Amanecimos temprano. Nos bañamos y arreglamos maleta para que nos rindiera el lunes que, con o sin influenza, hubiese sido festivo. Cuando estábamos por salir a desayunar, comencé a escuchar una banda de guerra. Eran casi las nueve. Salí corriendo con J al parque Vasco de Quiroga, enfrente del Palacio Municipal, para que experimentara en carne propia el izamiento semanal de bandera: estos actos patrióticos que tanto nos gustan a los mexicanos y que aprendemos en la escuela por ley. Creo que también de eso tomó dos millones de fotos mientras yo, erguida, cantaba el himno nacional.

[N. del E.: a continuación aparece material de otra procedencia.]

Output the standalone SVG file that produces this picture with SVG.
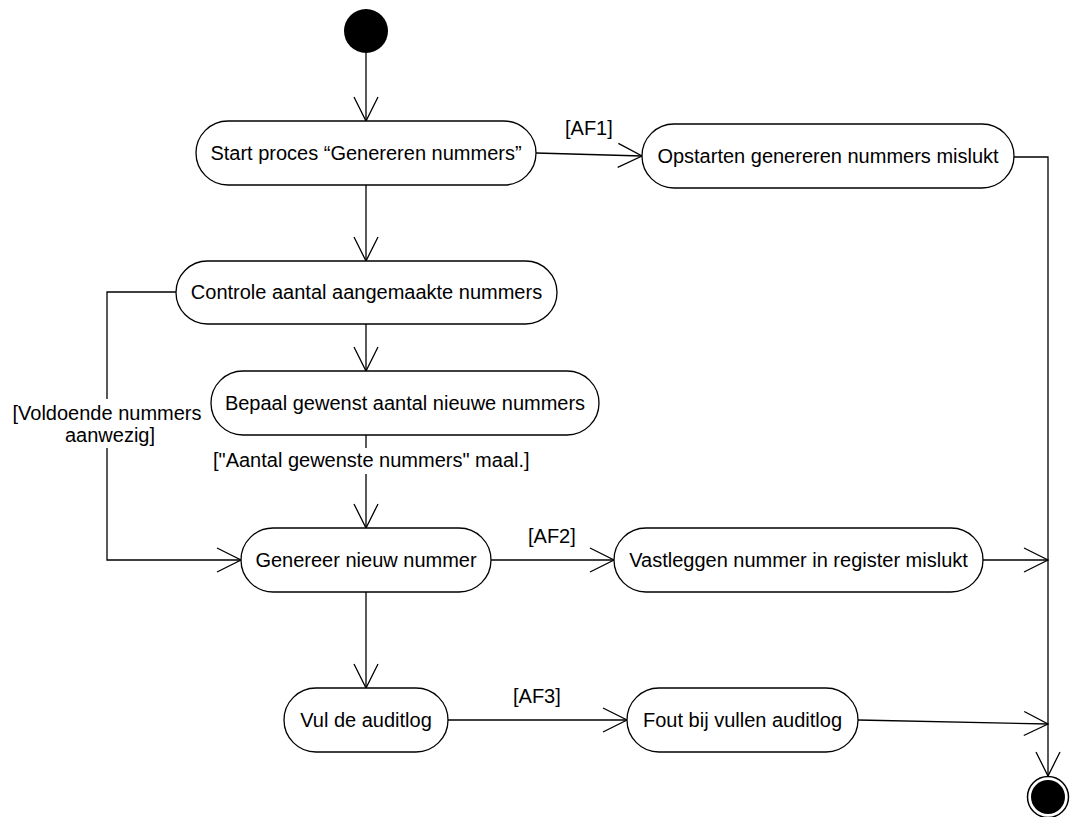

Regresamos al hotel por nuestro desayuno que resultó, de nuevo, opíparo. Con excepción de J que pidió chilaquiles, todos pedimos tamales locales que tardaron y tardaron y tardaron en llegar… pero llegaron, recién hechos. Buenísimos. Nos estuvimos riendo con el mesero – quien no nos dejó mover una mesa con el argumento “si la mueven y rompen algo, se los cobro. Si lo rompo yo, no me lo cobra nadie” – y salimos a caminar por la zona, buscando qué ver o qué comprar. Pocas cosas estaban abiertas. Descubrí la casa en donde nació el hombre que fundó la congregación de monjas que me educó (sí, ya sé, qué miedo) y estuvimos hablando con varios artesanos sobre la influenza, las ventas, etc, etc. Después de un par de cierres técnicos, volvimos a subir todo a la camioneta y a tomar camino. Yo de verdad ya quería llegar a Guadalajara.
Pasamos por la orilla del lago de Pátzcuaro, sin intenciones de embarcarnos. Como no se veía especialmente atractivo, ni siquiera nos bajamos. El siguiente punto en el recorrido era Tzintzuntzan, que también estaba parcialmente cerrado por orden del Obispo local. Sin embargo, logramos ver bastante de las ruinas por fuera, el patio principal del convento franciscano y la iglesia indígena (la de Nuestra Señora de los Dolores) que sí, es bastante escalofriante. Paseamos por el mercado de artesanía y luego nos fuimos hacia Quiroga, según nosotros a comprar más artesanía, pero no nos bajamos del coche al final. No se veía nada especialmente atractivo.
Mirando el mapa decidimos parar a comer en el lago de Cuamécuaro… pero no contábamos con que también era zona encuarentenada cortesía de la Secretaría de Salud del Estado de Michoacán. El asunto comenzaba a ser francamente ridículo. Comimos nueces, almendras y pasas en el coche, compramos fresas y moras en el mercado de abastos de Zamora (12 kilos por 100 pesos… 12 kilos de fresas por aproximadamente 7 euros) y seguimos camino a Guadalajara. Es más: pedimos encarnizadamente entrar a una autopista y llegar lo más pronto posible.
Al pasar la caseta de Zapotlanejo, nos detuvo un control sanitario. Nos preguntaron que si estábamos enfermos y de dónde veníamos y nos dieron un panfleto con instrucciones para evitar la influenza. Yo ya no atendía porque me sentía en casa. También había poco tráfico en Lázaro Cárdenas, y agradecí los árboles a lo largo de la Calzada. Cuando llegamos a casa de mi abuela, aquí estaban los novios. Yo respiré tranquila y me estuve riendo con mis primos un rato --- y J de nosotros. Me comí como media docena de pitayas y tuve un pequeño ataque de horror al encontrarme de frente con algunos elementos de mi pasado, empacados en cajas que aún no he podido abrir.
Salimos a cenar, a recomendación mía, de ese sushi tropicalizado al gusto mexicano que me gusta tanto. Resultó bueno, porque era menos pesado que comida típica. Llegamos a casa de regreso medio dormidos y nos metimos a la cama. Recordé en carne propia que mayo es malo para dormir en Guadalajara por el calor – pero lo logré… por lo menos hasta las seis de la mañana cuando tuve oportunidad de sentarme a actualizar todo esto.